Repeat the data word for word. Do not include the pictures.

▶ SOURCE DATA:
-*-*-

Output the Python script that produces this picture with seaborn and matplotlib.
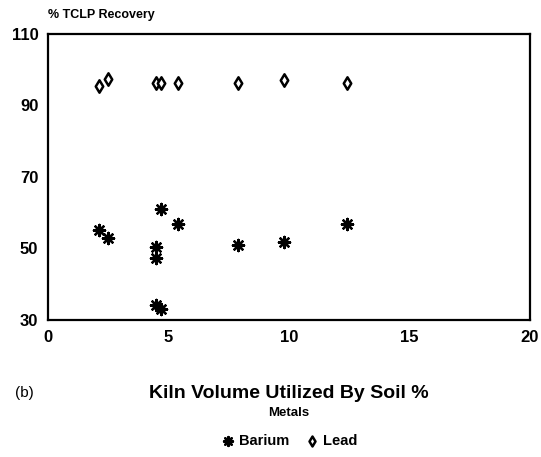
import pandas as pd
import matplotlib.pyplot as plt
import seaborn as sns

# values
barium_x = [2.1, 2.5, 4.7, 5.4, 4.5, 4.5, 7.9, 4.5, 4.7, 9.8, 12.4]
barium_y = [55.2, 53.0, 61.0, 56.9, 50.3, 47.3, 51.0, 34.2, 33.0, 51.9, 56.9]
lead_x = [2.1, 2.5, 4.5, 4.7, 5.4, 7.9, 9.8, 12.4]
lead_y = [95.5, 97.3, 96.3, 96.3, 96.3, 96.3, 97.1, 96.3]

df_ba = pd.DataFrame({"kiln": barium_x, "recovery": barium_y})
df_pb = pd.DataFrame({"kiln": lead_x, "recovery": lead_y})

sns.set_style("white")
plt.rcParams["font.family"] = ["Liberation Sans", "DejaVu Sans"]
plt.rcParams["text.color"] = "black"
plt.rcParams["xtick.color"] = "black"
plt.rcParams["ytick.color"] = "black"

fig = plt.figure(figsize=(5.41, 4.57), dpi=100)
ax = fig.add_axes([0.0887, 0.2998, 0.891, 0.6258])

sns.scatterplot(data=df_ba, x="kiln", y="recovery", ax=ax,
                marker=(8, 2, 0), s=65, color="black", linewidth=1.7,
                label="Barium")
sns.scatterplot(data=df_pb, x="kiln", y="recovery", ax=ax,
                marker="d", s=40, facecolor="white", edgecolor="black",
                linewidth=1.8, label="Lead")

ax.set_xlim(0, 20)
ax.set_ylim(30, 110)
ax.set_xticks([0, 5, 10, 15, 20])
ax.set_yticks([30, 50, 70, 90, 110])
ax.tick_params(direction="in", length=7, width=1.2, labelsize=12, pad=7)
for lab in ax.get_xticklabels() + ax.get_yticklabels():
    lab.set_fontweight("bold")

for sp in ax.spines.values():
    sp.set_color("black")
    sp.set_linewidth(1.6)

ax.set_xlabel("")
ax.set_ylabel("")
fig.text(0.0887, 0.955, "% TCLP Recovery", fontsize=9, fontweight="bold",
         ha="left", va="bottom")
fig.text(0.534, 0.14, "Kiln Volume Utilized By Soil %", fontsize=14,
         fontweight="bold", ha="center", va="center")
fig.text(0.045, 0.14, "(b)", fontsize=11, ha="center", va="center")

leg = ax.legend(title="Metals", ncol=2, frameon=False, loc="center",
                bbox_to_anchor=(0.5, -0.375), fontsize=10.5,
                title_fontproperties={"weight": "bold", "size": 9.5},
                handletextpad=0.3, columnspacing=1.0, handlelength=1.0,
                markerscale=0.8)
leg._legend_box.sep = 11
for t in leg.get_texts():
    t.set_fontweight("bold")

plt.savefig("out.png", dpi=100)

-*-*-

▶ REPLY TO THE TASK:
Output the Python script that produces this picture with seaborn and matplotlib.
import pandas as pd
import matplotlib.pyplot as plt
import seaborn as sns

# values
barium_x = [2.1, 2.5, 4.7, 5.4, 4.5, 4.5, 7.9, 4.5, 4.7, 9.8, 12.4]
barium_y = [55.2, 53.0, 61.0, 56.9, 50.3, 47.3, 51.0, 34.2, 33.0, 51.9, 56.9]
lead_x = [2.1, 2.5, 4.5, 4.7, 5.4, 7.9, 9.8, 12.4]
lead_y = [95.5, 97.3, 96.3, 96.3, 96.3, 96.3, 97.1, 96.3]

df_ba = pd.DataFrame({"kiln": barium_x, "recovery": barium_y})
df_pb = pd.DataFrame({"kiln": lead_x, "recovery": lead_y})

sns.set_style("white")
plt.rcParams["font.family"] = ["Liberation Sans", "DejaVu Sans"]
plt.rcParams["text.color"] = "black"
plt.rcParams["xtick.color"] = "black"
plt.rcParams["ytick.color"] = "black"

fig = plt.figure(figsize=(5.41, 4.57), dpi=100)
ax = fig.add_axes([0.0887, 0.2998, 0.891, 0.6258])

sns.scatterplot(data=df_ba, x="kiln", y="recovery", ax=ax,
                marker=(8, 2, 0), s=65, color="black", linewidth=1.7,
                label="Barium")
sns.scatterplot(data=df_pb, x="kiln", y="recovery", ax=ax,
                marker="d", s=40, facecolor="white", edgecolor="black",
                linewidth=1.8, label="Lead")

ax.set_xlim(0, 20)
ax.set_ylim(30, 110)
ax.set_xticks([0, 5, 10, 15, 20])
ax.set_yticks([30, 50, 70, 90, 110])
ax.tick_params(direction="in", length=7, width=1.2, labelsize=12, pad=7)
for lab in ax.get_xticklabels() + ax.get_yticklabels():
    lab.set_fontweight("bold")

for sp in ax.spines.values():
    sp.set_color("black")
    sp.set_linewidth(1.6)

ax.set_xlabel("")
ax.set_ylabel("")
fig.text(0.0887, 0.955, "% TCLP Recovery", fontsize=9, fontweight="bold",
         ha="left", va="bottom")
fig.text(0.534, 0.14, "Kiln Volume Utilized By Soil %", fontsize=14,
         fontweight="bold", ha="center", va="center")
fig.text(0.045, 0.14, "(b)", fontsize=11, ha="center", va="center")

leg = ax.legend(title="Metals", ncol=2, frameon=False, loc="center",
                bbox_to_anchor=(0.5, -0.375), fontsize=10.5,
                title_fontproperties={"weight": "bold", "size": 9.5},
                handletextpad=0.3, columnspacing=1.0, handlelength=1.0,
                markerscale=0.8)
leg._legend_box.sep = 11
for t in leg.get_texts():
    t.set_fontweight("bold")

plt.savefig("out.png", dpi=100)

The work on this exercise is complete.